Skipping all pictures, set down the lines of the listing from the first through the one with "1.171, 1.171, 1.207, 1.231, 1.212, 1.205]".

- _DATASET SECTION_:
○ ○ ○

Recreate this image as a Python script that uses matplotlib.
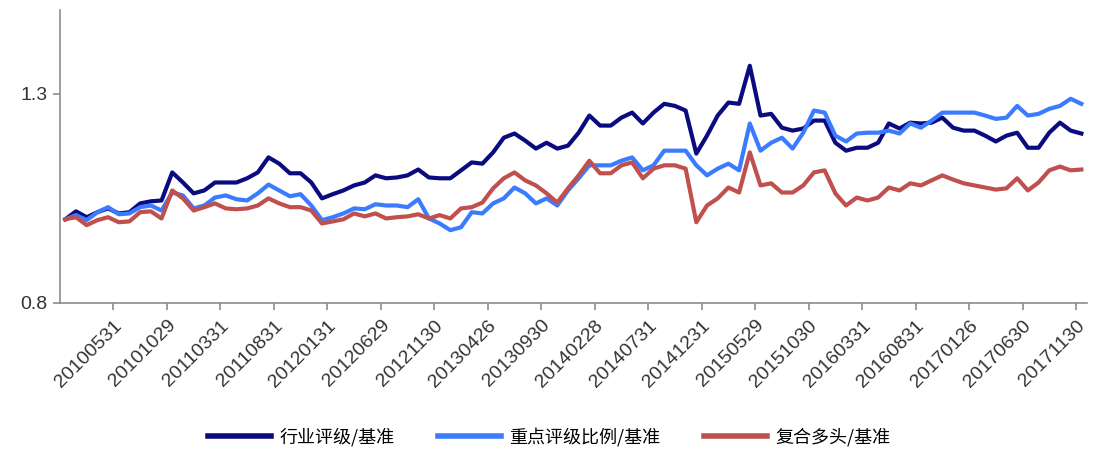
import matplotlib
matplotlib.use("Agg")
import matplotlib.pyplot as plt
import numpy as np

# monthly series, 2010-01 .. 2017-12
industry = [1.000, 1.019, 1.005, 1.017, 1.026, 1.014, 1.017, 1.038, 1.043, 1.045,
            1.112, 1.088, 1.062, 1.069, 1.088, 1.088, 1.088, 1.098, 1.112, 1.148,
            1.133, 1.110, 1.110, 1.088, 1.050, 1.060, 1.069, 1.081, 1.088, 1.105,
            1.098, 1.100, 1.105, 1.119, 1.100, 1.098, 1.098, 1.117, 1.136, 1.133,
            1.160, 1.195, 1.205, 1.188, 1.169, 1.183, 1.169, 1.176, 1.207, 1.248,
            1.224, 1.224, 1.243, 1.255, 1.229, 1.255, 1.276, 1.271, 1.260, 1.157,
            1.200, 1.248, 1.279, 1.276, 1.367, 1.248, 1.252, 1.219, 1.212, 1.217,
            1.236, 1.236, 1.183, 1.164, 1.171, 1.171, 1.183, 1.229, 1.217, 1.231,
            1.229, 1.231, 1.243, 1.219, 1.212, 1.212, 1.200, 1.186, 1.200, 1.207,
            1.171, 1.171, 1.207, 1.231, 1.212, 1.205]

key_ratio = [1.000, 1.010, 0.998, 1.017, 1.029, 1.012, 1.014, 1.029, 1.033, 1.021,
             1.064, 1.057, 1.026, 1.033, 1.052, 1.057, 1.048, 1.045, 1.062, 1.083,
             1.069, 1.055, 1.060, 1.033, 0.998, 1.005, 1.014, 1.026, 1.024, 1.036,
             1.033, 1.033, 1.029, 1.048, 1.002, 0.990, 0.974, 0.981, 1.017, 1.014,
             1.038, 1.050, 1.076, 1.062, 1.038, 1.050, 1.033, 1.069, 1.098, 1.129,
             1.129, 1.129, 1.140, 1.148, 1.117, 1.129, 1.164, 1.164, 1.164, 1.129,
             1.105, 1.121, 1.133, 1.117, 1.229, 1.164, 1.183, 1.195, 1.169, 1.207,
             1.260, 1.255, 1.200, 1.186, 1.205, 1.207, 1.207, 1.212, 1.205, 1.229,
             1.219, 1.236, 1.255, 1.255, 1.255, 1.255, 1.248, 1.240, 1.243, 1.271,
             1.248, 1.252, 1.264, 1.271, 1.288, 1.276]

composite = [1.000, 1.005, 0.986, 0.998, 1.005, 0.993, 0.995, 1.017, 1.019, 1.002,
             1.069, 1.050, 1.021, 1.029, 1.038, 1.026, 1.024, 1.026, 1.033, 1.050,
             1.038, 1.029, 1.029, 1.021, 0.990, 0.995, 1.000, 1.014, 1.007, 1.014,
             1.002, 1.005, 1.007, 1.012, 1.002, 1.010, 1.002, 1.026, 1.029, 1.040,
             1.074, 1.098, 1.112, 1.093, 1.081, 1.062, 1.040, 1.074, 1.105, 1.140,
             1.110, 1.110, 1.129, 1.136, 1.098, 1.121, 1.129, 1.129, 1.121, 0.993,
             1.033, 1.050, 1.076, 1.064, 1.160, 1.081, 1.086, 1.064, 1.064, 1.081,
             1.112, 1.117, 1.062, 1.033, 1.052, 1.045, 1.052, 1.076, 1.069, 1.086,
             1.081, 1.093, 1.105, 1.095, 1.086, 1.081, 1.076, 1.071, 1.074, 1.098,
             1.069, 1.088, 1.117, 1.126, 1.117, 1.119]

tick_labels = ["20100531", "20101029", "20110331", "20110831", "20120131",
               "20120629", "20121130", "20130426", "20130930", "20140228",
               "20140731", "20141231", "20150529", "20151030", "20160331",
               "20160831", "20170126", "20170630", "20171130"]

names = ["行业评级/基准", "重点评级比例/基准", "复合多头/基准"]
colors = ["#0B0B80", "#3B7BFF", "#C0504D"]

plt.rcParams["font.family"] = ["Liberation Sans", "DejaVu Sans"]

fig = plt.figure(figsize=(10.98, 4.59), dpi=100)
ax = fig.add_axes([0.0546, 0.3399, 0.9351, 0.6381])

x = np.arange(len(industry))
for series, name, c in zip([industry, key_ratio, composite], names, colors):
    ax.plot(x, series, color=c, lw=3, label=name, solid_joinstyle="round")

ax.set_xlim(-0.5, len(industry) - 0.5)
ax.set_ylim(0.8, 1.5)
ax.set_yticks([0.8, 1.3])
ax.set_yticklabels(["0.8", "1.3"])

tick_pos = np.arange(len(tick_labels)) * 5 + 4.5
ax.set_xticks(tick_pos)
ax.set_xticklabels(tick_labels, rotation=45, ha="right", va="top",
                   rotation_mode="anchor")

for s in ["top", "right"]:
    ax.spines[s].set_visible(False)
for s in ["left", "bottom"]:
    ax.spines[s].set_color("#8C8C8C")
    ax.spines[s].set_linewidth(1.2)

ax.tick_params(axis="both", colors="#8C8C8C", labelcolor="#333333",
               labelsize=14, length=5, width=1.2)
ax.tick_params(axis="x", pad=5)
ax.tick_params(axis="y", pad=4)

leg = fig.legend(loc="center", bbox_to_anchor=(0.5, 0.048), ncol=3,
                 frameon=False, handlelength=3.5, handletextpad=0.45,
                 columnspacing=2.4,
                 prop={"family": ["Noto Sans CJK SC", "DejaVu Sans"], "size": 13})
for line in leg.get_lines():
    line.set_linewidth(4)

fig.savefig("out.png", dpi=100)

○ ○ ○

- _CORRECT RESPONSE_:
Recreate this image as a Python script that uses matplotlib.
import matplotlib
matplotlib.use("Agg")
import matplotlib.pyplot as plt
import numpy as np

# monthly series, 2010-01 .. 2017-12
industry = [1.000, 1.019, 1.005, 1.017, 1.026, 1.014, 1.017, 1.038, 1.043, 1.045,
            1.112, 1.088, 1.062, 1.069, 1.088, 1.088, 1.088, 1.098, 1.112, 1.148,
            1.133, 1.110, 1.110, 1.088, 1.050, 1.060, 1.069, 1.081, 1.088, 1.105,
            1.098, 1.100, 1.105, 1.119, 1.100, 1.098, 1.098, 1.117, 1.136, 1.133,
            1.160, 1.195, 1.205, 1.188, 1.169, 1.183, 1.169, 1.176, 1.207, 1.248,
            1.224, 1.224, 1.243, 1.255, 1.229, 1.255, 1.276, 1.271, 1.260, 1.157,
            1.200, 1.248, 1.279, 1.276, 1.367, 1.248, 1.252, 1.219, 1.212, 1.217,
            1.236, 1.236, 1.183, 1.164, 1.171, 1.171, 1.183, 1.229, 1.217, 1.231,
            1.229, 1.231, 1.243, 1.219, 1.212, 1.212, 1.200, 1.186, 1.200, 1.207,
            1.171, 1.171, 1.207, 1.231, 1.212, 1.205]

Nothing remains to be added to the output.